If you’re still reading this, I guess you’ve got under the
barbed wire or are out of the tunnel. Maybe you’ve not been captured and are on
the run, holed up in some safe house or following a Partisan guide through the
streets or across country.
As a writer you will already have experienced fear, self
doubts, highs and lows of morale, false hopes and disappointments.
Above all, you will have kept going, sometimes with the help
of others and always deep down with that intrinsic spirit of survival and
desire to reach your goal against the odds. Readers and researchers of escape
and evasion will relate equally to this raft of emotions. However, it is a
comparison that sits at the bottom end of the scale to those who actually
experienced the real event. No one can fully imagine what it must have been
like to be a serviceman on the run in occupied territory, but the emotions when
placed in their own theatres do share the same common ground. As writers and
readers there is so much that we can draw from them.
The terms escape and evasion run together, but there are
distinct differences:
An Escaper has managed to escape from
‘secure enemy custody’. This could be a prison, a prisoner of war camp, under
guard on a train, or on the ground.
An Evader has not been captured and is
still on the run. Initially they may have some of their own kit and equipment,
but like the escaper, they must stay undetected, outsmart the enemy and stay
free from capture.
The goal of both escapers and evaders remains to reach
friendly territory and ultimately return to their unit or squadron etc.

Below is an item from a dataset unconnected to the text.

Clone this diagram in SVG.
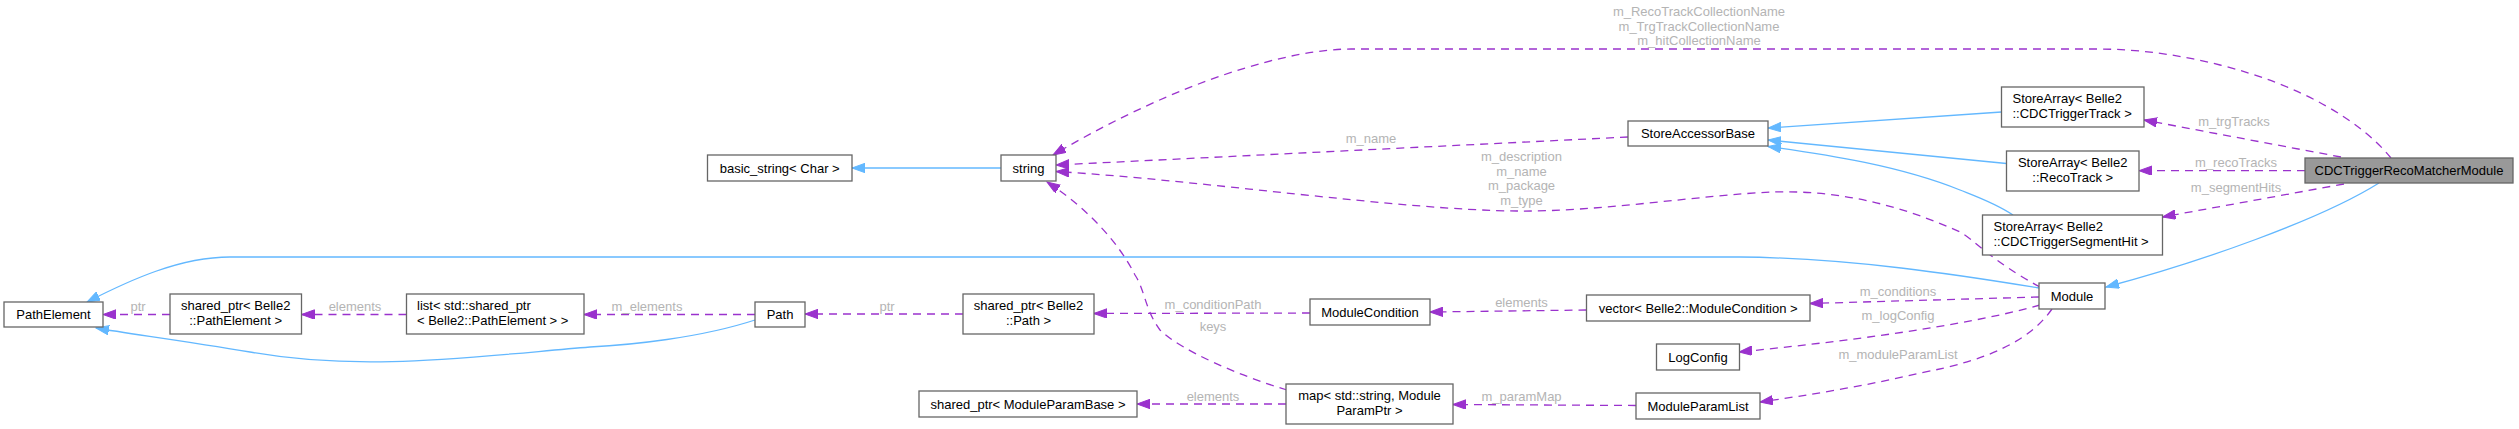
<svg xmlns="http://www.w3.org/2000/svg" width="2519" height="429" viewBox="0 0 2519 429">
<style>
text{font-family:"Liberation Sans",Arial,Helvetica,sans-serif;font-size:13px;fill:#000}
.n rect{fill:#fff;stroke:#666;stroke-width:1.3}
.n.main rect{fill:#999}
.c{text-anchor:middle}
.l{text-anchor:start}
.lbl{fill:#b4b4b4;text-anchor:middle}
.inh{fill:none;stroke:#63b8ff;stroke-width:1.3;marker-end:url(#ab)}
.use{fill:none;stroke:#9a32cd;stroke-width:1.3;stroke-dasharray:8,6;marker-end:url(#ap)}
</style>
<defs>
<marker id="ab" markerUnits="userSpaceOnUse" markerWidth="14" markerHeight="10" refX="13" refY="4.7" orient="auto"><path d="M0,0 L13,4.7 L0,9.4 z" fill="#63b8ff" stroke="#63b8ff" stroke-width="1"/></marker>
<marker id="ap" markerUnits="userSpaceOnUse" markerWidth="14" markerHeight="10" refX="13" refY="4.7" orient="auto"><path d="M0,0 L13,4.7 L0,9.4 z" fill="#9a32cd" stroke="#9a32cd" stroke-width="1"/></marker>
</defs>
<rect width="2519" height="429" fill="#fff"/>
<g id="edges">
<path class="inh" d="M1001,168 L852,168"/>
<path class="inh" d="M755,320 C700,338 630,345 590,347 C470,357 360,372 250,352 C180,340 130,334 96,328"/>
<path class="inh" d="M2039,288 C1960,275 1850,258 1740,257 L230,257 C180,257 130,280 87,302"/>
<path class="inh" d="M2001.5,112 L1768,128"/>
<path class="inh" d="M2006.5,163.5 L1768,140"/>
<path class="inh" d="M2013,215 C1995,203 1975,196 1960,190 C1900,166 1830,155 1768,146.5"/>
<path class="inh" d="M2379,183 C2320,220 2200,262 2106,287"/>
<path class="use" d="M2391,158 C2360,120 2300,85 2220,65 C2180,55 2140,49 2096,49 L1351,49 C1290,49 1180,80 1053,155"/>
<text class="lbl" x="1699" y="16">m_RecoTrackCollectionName</text>
<text class="lbl" x="1699" y="30.5">m_TrgTrackCollectionName</text>
<text class="lbl" x="1699" y="45">m_hitCollectionName</text>
<path class="use" d="M1628,137 L1056,165"/>
<text class="lbl" x="1371" y="143">m_name</text>
<path class="use" d="M2040,287 C1990,260 1975,240 1960,232 C1900,205 1840,190 1773,192 C1700,195 1600,212 1517,211 C1400,210 1200,180 1056,171.5"/>
<text class="lbl" x="1521.5" y="161">m_description</text>
<text class="lbl" x="1521.5" y="175.5">m_name</text>
<text class="lbl" x="1521.5" y="190">m_package</text>
<text class="lbl" x="1521.5" y="204.5">m_type</text>
<path class="use" d="M2039,297 L1810,303.5"/>
<text class="lbl" x="1898" y="296">m_conditions</text>
<path class="use" d="M2040,305 C1980,322 1880,338 1739,352"/>
<text class="lbl" x="1898" y="320">m_logConfig</text>
<path class="use" d="M2052,309 C2030,340 1990,360 1920,373 C1870,385 1810,395 1760,402"/>
<text class="lbl" x="1898" y="358.5">m_moduleParamList</text>
<path class="use" d="M1586.5,310 L1430,312"/>
<text class="lbl" x="1521.5" y="307">elements</text>
<path class="use" d="M1310,313 L1094,313.5"/>
<text class="lbl" x="1213" y="308.5">m_conditionPath</text>
<path class="use" d="M963,314 L805,314"/>
<text class="lbl" x="887" y="311">ptr</text>
<path class="use" d="M755,314.5 L584,314.5"/>
<text class="lbl" x="647" y="311">m_elements</text>
<path class="use" d="M406.5,314.5 L301.5,314.5"/>
<text class="lbl" x="355" y="311">elements</text>
<path class="use" d="M170,314.5 L103,314.5"/>
<text class="lbl" x="138" y="311">ptr</text>
<path class="use" d="M1287,390 C1240,376 1180,350 1160,330 C1145,310 1145,290 1135,275 C1120,245 1090,210 1047,182"/>
<text class="lbl" x="1213" y="331">keys</text>
<path class="use" d="M1286,404 L1137,404"/>
<text class="lbl" x="1213" y="400.5">elements</text>
<path class="use" d="M1636,405.5 L1453,404.5"/>
<text class="lbl" x="1521.5" y="400.5">m_paramMap</text>
<path class="use" d="M2341,157 L2144,120"/>
<text class="lbl" x="2234" y="125.5">m_trgTracks</text>
<path class="use" d="M2305,170.7 L2139,170.7"/>
<text class="lbl" x="2236" y="167">m_recoTracks</text>
<path class="use" d="M2344,184 L2162.5,217"/>
<text class="lbl" x="2236" y="192">m_segmentHits</text>
</g>
<g id="node-main" class="n main"><rect x="2305" y="158" width="208" height="25"/><text class="c" x="2409" y="175">CDCTriggerRecoMatcherModule</text></g>
<g id="node-string" class="n"><rect x="1001" y="155" width="55" height="26"/><text class="c" x="1028.5" y="172.5">string</text></g>
<g id="node-basic_string" class="n"><rect x="707.5" y="155" width="144.5" height="26"/><text class="c" x="779.7" y="172.5">basic_string&lt; Char &gt;</text></g>
<g id="node-StoreAccessorBase" class="n"><rect x="1628" y="121" width="140" height="25"/><text class="c" x="1698" y="138">StoreAccessorBase</text></g>
<g id="node-StoreArrayTrack" class="n"><rect x="2001.5" y="87" width="142.5" height="40"/><text class="l" x="2012.5" y="103">StoreArray&lt; Belle2</text><text class="l" x="2012.5" y="117.5">::CDCTriggerTrack &gt;</text></g>
<g id="node-StoreArrayReco" class="n"><rect x="2006.5" y="151" width="132.5" height="40"/><text class="c" x="2072.7" y="167">StoreArray&lt; Belle2</text><text class="c" x="2072.7" y="181.5">::RecoTrack &gt;</text></g>
<g id="node-StoreArraySeg" class="n"><rect x="1982.5" y="215" width="180" height="40"/><text class="l" x="1993.5" y="231">StoreArray&lt; Belle2</text><text class="l" x="1993.5" y="245.5">::CDCTriggerSegmentHit &gt;</text></g>
<g id="node-Module" class="n"><rect x="2039" y="283" width="66" height="26"/><text class="c" x="2072" y="300.5">Module</text></g>
<g id="node-PathElement" class="n"><rect x="4" y="302" width="99" height="25"/><text class="c" x="53.5" y="319">PathElement</text></g>
<g id="node-sp_PathElement" class="n"><rect x="170" y="294" width="131.5" height="40"/><text class="c" x="235.7" y="310">shared_ptr&lt; Belle2</text><text class="c" x="235.7" y="324.5">::PathElement &gt;</text></g>
<g id="node-list" class="n"><rect x="406.5" y="294" width="177.5" height="40"/><text class="l" x="417" y="310">list&lt; std::shared_ptr</text><text class="l" x="417" y="324.5">&lt; Belle2::PathElement &gt; &gt;</text></g>
<g id="node-Path" class="n"><rect x="755" y="302" width="50" height="25"/><text class="c" x="780" y="319">Path</text></g>
<g id="node-sp_Path" class="n"><rect x="963" y="294" width="131" height="40"/><text class="c" x="1028.5" y="310">shared_ptr&lt; Belle2</text><text class="c" x="1028.5" y="324.5">::Path &gt;</text></g>
<g id="node-ModuleCondition" class="n"><rect x="1310" y="299" width="120" height="26"/><text class="c" x="1370" y="316.5">ModuleCondition</text></g>
<g id="node-vector" class="n"><rect x="1586.5" y="295" width="223.5" height="26"/><text class="c" x="1698.2" y="312.5">vector&lt; Belle2::ModuleCondition &gt;</text></g>
<g id="node-LogConfig" class="n"><rect x="1656.5" y="344" width="83" height="26"/><text class="c" x="1698" y="361.5">LogConfig</text></g>
<g id="node-sp_ModuleParamBase" class="n"><rect x="919" y="391" width="218" height="26"/><text class="c" x="1028" y="408.5">shared_ptr&lt; ModuleParamBase &gt;</text></g>
<g id="node-map" class="n"><rect x="1286" y="384" width="167" height="40"/><text class="c" x="1369.5" y="400">map&lt; std::string, Module</text><text class="c" x="1369.5" y="414.5">ParamPtr &gt;</text></g>
<g id="node-ModuleParamList" class="n"><rect x="1636" y="393" width="124" height="26"/><text class="c" x="1698" y="410.5">ModuleParamList</text></g>
</svg>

Servicemen who did make it back to home territory usually
referred to their journey as an escape, rather than evasion, whether they had
been in enemy hands at any time or not. For writers of fiction or literary
docudrama this is a convenient use of blanket terminology, because ‘escape’
instantly sounds the sharper and more identifiable word and will be often used
in future posts.
I have been asked if this blog is an on line journal, or a
forum to express thoughts and whether it is intended to educate or be used as a
portfolio? Escapers rarely knew what was around the next corner as they were
working from a rough map or compass and were kept in the dark by their helpers for
security purposes. Let’s go and find out.